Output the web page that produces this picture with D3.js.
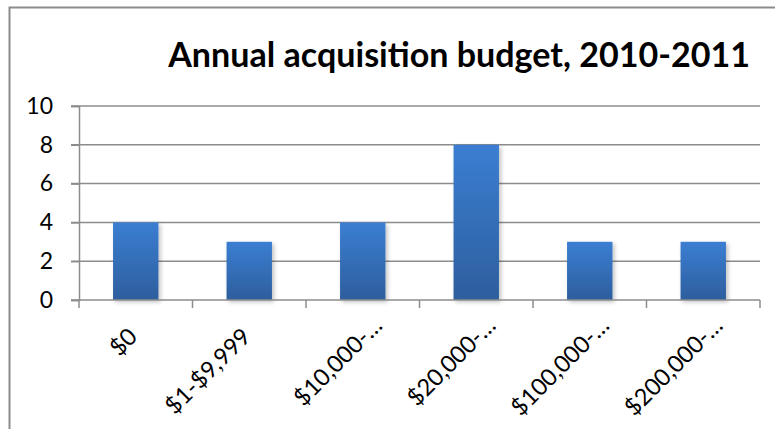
<!DOCTYPE html>
<html>
<head>
<meta charset="utf-8">
<script src="https://cdn.jsdelivr.net/npm/d3@7"></script>
<style>
  body { margin: 0; background: #fff; }
  svg { display: block; font-family: Lato, "Open Sans", sans-serif; }
</style>
</head>
<body>
<svg id="chart" width="775" height="429"></svg>
<script>
var CATEGORIES = ['$0', '$1-$9,999', '$10,000-\u2026', '$20,000-\u2026', '$100,000-\u2026', '$200,000-\u2026'];
var VALUES = [4, 3, 4, 8, 3, 3];
var Y_TICKS = [0, 2, 4, 6, 8, 10];
var TITLE = 'Annual acquisition budget, 2010-2011';

var svg = d3.select('#chart');
var margin = { top: 106, left: 79, right: 15, bottom: 129 };
var width = 775 - margin.left - margin.right;   // 681
var height = 429 - margin.top - margin.bottom;  // ~194

// chart frame (only top and left edges show inside the window)
svg.append('path')
    .attr('d', 'M9.5,429 L9.5,7.5 L775,7.5')
    .attr('fill', 'none')
    .attr('stroke', '#8c8c8c')
    .attr('stroke-width', 2);

var defs = svg.append('defs');
var grad = defs.append('linearGradient')
    .attr('id', 'barGrad')
    .attr('x1', 0).attr('y1', 0).attr('x2', 0).attr('y2', 1);
grad.append('stop').attr('offset', '0%').attr('stop-color', '#3b7ed2');
grad.append('stop').attr('offset', '100%').attr('stop-color', '#2d5e9d');

var shadow = defs.append('filter').attr('id', 'shadow')
    .attr('x', '-20%').attr('y', '-10%').attr('width', '150%').attr('height', '130%');
shadow.append('feDropShadow')
    .attr('dx', 2).attr('dy', 2).attr('stdDeviation', 2)
    .attr('flood-color', '#000').attr('flood-opacity', 0.25);

var title = svg.append('text')
    .attr('x', 750)
    .attr('y', 67)
    .attr('text-anchor', 'end')
    .attr('font-weight', 'bold')
    .attr('font-size', 30)
    .attr('fill', '#000')
    .text(TITLE);
// fit the title to the width it spans in the reference
var tl = title.node().getComputedTextLength();
title.attr('font-size', 30 * 582 / tl);

var g = svg.append('g')
    .attr('transform', 'translate(' + margin.left + ',' + margin.top + ')');

var x = d3.scaleBand()
    .domain(CATEGORIES)
    .range([0, width])
    .paddingInner(0.6)
    .paddingOuter(0.3);

var y = d3.scaleLinear()
    .domain([0, 10])
    .range([height, 0]);

// gridlines
g.append('g')
    .selectAll('line')
    .data(Y_TICKS.filter((d) => d > 0))
  .enter().append('line')
    .attr('x1', -8)
    .attr('x2', width)
    .attr('y1', (d) => y(d))
    .attr('y2', (d) => y(d))
    .attr('stroke', '#8c8c8c')
    .attr('stroke-width', 1.5);

// y axis
var yAxis = g.append('g')
    .call(d3.axisLeft(y).tickValues(Y_TICKS).tickSize(8).tickPadding(18));
yAxis.select('.domain').attr('stroke', '#8c8c8c').attr('stroke-width', 1.5);
yAxis.selectAll('.tick line').attr('stroke', '#8c8c8c').attr('stroke-width', 1.5);
yAxis.selectAll('.tick text')
    .attr('font-size', 23)
    .attr('font-family', 'Lato, sans-serif')
    .attr('fill', '#000');

// bars
g.selectAll('.bar')
    .data(VALUES)
  .enter().append('rect')
    .attr('class', 'bar')
    .attr('x', (d, i) => x(CATEGORIES[i]))
    .attr('width', x.bandwidth())
    .attr('y', (d) => y(d))
    .attr('height', (d) => height - y(d))
    .attr('fill', 'url(#barGrad)')
    .attr('filter', 'url(#shadow)');

// x axis line and boundary ticks
var step = x.step();
var bounds = d3.range(CATEGORIES.length + 1).map((i) => i * step);
g.append('line')
    .attr('x1', -8).attr('x2', width)
    .attr('y1', height).attr('y2', height)
    .attr('stroke', '#8c8c8c').attr('stroke-width', 1.5);
g.append('g')
    .selectAll('line')
    .data(bounds)
  .enter().append('line')
    .attr('x1', (d) => d).attr('x2', (d) => d)
    .attr('y1', height).attr('y2', height + 8)
    .attr('stroke', '#8c8c8c').attr('stroke-width', 1.5);

// rotated category labels; truncated ones sit a bit further up and right
function labelPos(d) {
  var cut = d.slice(-1) === '\u2026';
  var px = x(d) + x.bandwidth() / 2 + (cut ? 21 : 3);
  var py = height + (cut ? 27 : 38);
  return 'translate(' + px + ',' + py + ') rotate(-45)';
}

g.append('g')
    .selectAll('text')
    .data(CATEGORIES)
  .enter().append('text')
    .attr('transform', labelPos)
    .attr('text-anchor', 'end')
    .attr('font-size', 23.5)
    .attr('fill', '#000')
    .text((d) => d);
</script>
</body>
</html>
☆ ☆ ☆
__YOUR TASK__. Restate the data above exactly, stripping out each image.

__SOLUTION__.
Output the web page that produces this picture with D3.js.
<!DOCTYPE html>
<html>
<head>
<meta charset="utf-8">
<script src="https://cdn.jsdelivr.net/npm/d3@7"></script>
<style>
  body { margin: 0; background: #fff; }
  svg { display: block; font-family: Lato, "Open Sans", sans-serif; }
</style>
</head>
<body>
<svg id="chart" width="775" height="429"></svg>
<script>
var CATEGORIES = ['$0', '$1-$9,999', '$10,000-\u2026', '$20,000-\u2026', '$100,000-\u2026', '$200,000-\u2026'];
var VALUES = [4, 3, 4, 8, 3, 3];
var Y_TICKS = [0, 2, 4, 6, 8, 10];
var TITLE = 'Annual acquisition budget, 2010-2011';

var svg = d3.select('#chart');
var margin = { top: 106, left: 79, right: 15, bottom: 129 };
var width = 775 - margin.left - margin.right;   // 681
var height = 429 - margin.top - margin.bottom;  // ~194

// chart frame (only top and left edges show inside the window)
svg.append('path')
    .attr('d', 'M9.5,429 L9.5,7.5 L775,7.5')
    .attr('fill', 'none')
    .attr('stroke', '#8c8c8c')
    .attr('stroke-width', 2);

var defs = svg.append('defs');
var grad = defs.append('linearGradient')
    .attr('id', 'barGrad')
    .attr('x1', 0).attr('y1', 0).attr('x2', 0).attr('y2', 1);
grad.append('stop').attr('offset', '0%').attr('stop-color', '#3b7ed2');
grad.append('stop').attr('offset', '100%').attr('stop-color', '#2d5e9d');

var shadow = defs.append('filter').attr('id', 'shadow')
    .attr('x', '-20%').attr('y', '-10%').attr('width', '150%').attr('height', '130%');
shadow.append('feDropShadow')
    .attr('dx', 2).attr('dy', 2).attr('stdDeviation', 2)
    .attr('flood-color', '#000').attr('flood-opacity', 0.25);

var title = svg.append('text')
    .attr('x', 750)
    .attr('y', 67)
    .attr('text-anchor', 'end')
    .attr('font-weight', 'bold')
    .attr('font-size', 30)
    .attr('fill', '#000')
    .text(TITLE);
// fit the title to the width it spans in the reference
var tl = title.node().getComputedTextLength();
title.attr('font-size', 30 * 582 / tl);

var g = svg.append('g')
    .attr('transform', 'translate(' + margin.left + ',' + margin.top + ')');

var x = d3.scaleBand()
    .domain(CATEGORIES)
    .range([0, width])
    .paddingInner(0.6)
    .paddingOuter(0.3);

var y = d3.scaleLinear()
    .domain([0, 10])
    .range([height, 0]);

// gridlines
g.append('g')
    .selectAll('line')
    .data(Y_TICKS.filter((d) => d > 0))
  .enter().append('line')
    .attr('x1', -8)
    .attr('x2', width)
    .attr('y1', (d) => y(d))
    .attr('y2', (d) => y(d))
    .attr('stroke', '#8c8c8c')
    .attr('stroke-width', 1.5);

// y axis
var yAxis = g.append('g')
    .call(d3.axisLeft(y).tickValues(Y_TICKS).tickSize(8).tickPadding(18));
yAxis.select('.domain').attr('stroke', '#8c8c8c').attr('stroke-width', 1.5);
yAxis.selectAll('.tick line').attr('stroke', '#8c8c8c').attr('stroke-width', 1.5);
yAxis.selectAll('.tick text')
    .attr('font-size', 23)
    .attr('font-family', 'Lato, sans-serif')
    .attr('fill', '#000');

// bars
g.selectAll('.bar')
    .data(VALUES)
  .enter().append('rect')
    .attr('class', 'bar')
    .attr('x', (d, i) => x(CATEGORIES[i]))
    .attr('width', x.bandwidth())
    .attr('y', (d) => y(d))
    .attr('height', (d) => height - y(d))
    .attr('fill', 'url(#barGrad)')
    .attr('filter', 'url(#shadow)');

// x axis line and boundary ticks
var step = x.step();
var bounds = d3.range(CATEGORIES.length + 1).map((i) => i * step);
g.append('line')
    .attr('x1', -8).attr('x2', width)
    .attr('y1', height).attr('y2', height)
    .attr('stroke', '#8c8c8c').attr('stroke-width', 1.5);
g.append('g')
    .selectAll('line')
    .data(bounds)
  .enter().append('line')
    .attr('x1', (d) => d).attr('x2', (d) => d)
    .attr('y1', height).attr('y2', height + 8)
    .attr('stroke', '#8c8c8c').attr('stroke-width', 1.5);

// rotated category labels; truncated ones sit a bit further up and right
function labelPos(d) {
  var cut = d.slice(-1) === '\u2026';
  var px = x(d) + x.bandwidth() / 2 + (cut ? 21 : 3);
  var py = height + (cut ? 27 : 38);
  return 'translate(' + px + ',' + py + ') rotate(-45)';
}

g.append('g')
    .selectAll('text')
    .data(CATEGORIES)
  .enter().append('text')
    .attr('transform', labelPos)
    .attr('text-anchor', 'end')
    .attr('font-size', 23.5)
    .attr('fill', '#000')
    .text((d) => d);
</script>
</body>
</html>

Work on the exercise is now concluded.